I have found a pytorch model on github which I want to use. Link. The model implemented on this repository is represented in the following figure:
I first train model with the dataset given in the repository and then I want to finetune it in my dataset which have different number of classes. Therefore, I want to load weights of all layers except the last fully connected layer.

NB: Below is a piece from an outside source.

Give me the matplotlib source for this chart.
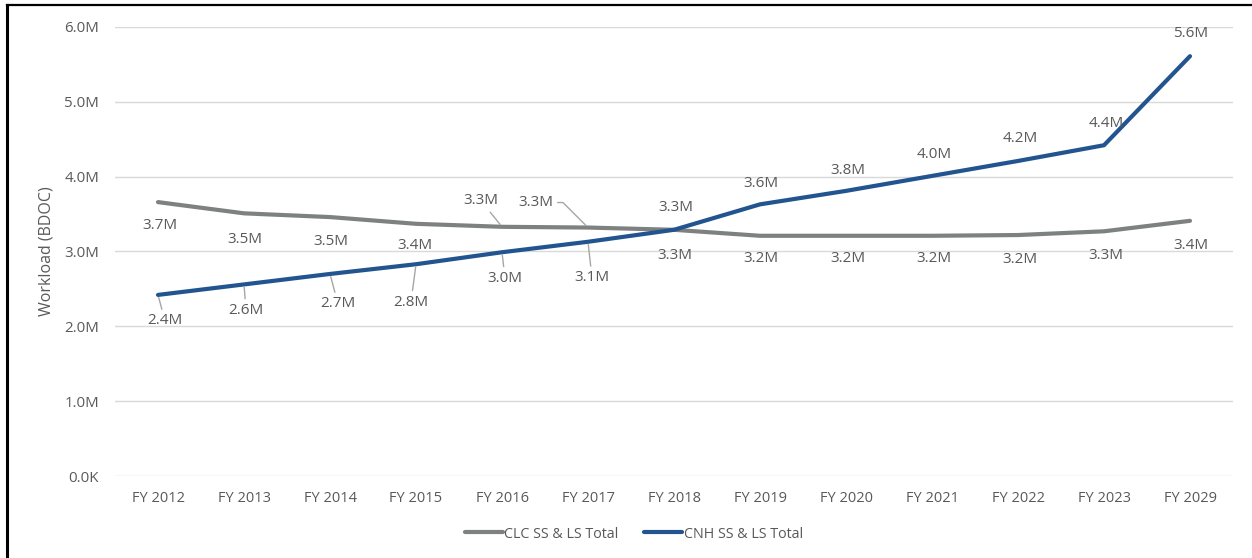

Is there a way to do that ? If I want to load the complete model it is done as follows:
checkpoint = torch.load(args.model_path)
model.load_state_dict(checkpoint['state_dict'])
Model architecture as follows:
def forward(self, x):
x = self.conv1(x)
x = self.conv2(x)
x = self.conv3(x)
x = self.conv4(x)
x = self.conv5(x)
x = self.conv6(x)
# collapse
x = x.view(x.size(0), -1)
# linear layer
x = self.fc1(x)
# linear layer
x = self.fc2(x)
# linear layer
x = self.fc3(x)
# output layer
x = self.log_softmax(x)
return x
I just want to ignore the self.fc3. In the original trained model it is self.fc3 = nn.Linear(1024, 4)
but in my model it will be self.fc3 = nn.Linear(1024, 6)
therefore I want that part to be randomly initialized.
Is it possilbe to do that ? If so, could you help me ?
EDIT
Actually I know that, I can do the following in order to reach the individual layers’ weights:
>>>>checkpoint = torch.load(args.model_path)
>>>>checkpoint['state_dict'].keys()
odict_keys(['conv1.0.weight', 'conv1.0.bias', 'conv2.0.weight', 'conv2.0.bias', 'conv3.0.weight', 'conv3.0.bias', 'conv4.0.weight', 'conv4.0.bias', 'conv5.0.weight', 'conv5.0.bias', 'conv6.0.weight', 'conv6.0.bias', 'fc1.0.weight', 'fc1.0.bias', 'fc2.0.weight', 'fc2.0.bias', 'fc3.weight', 'fc3.bias'])
>>>> newmodel = charCNN(args) # How to use odict_keys to initialize weights of newmodel with checkpoint?
However, I do not know how can I exclude the fc3.weight and fc3.bias and assign the other weights to the corresponding fields in the new model automatically.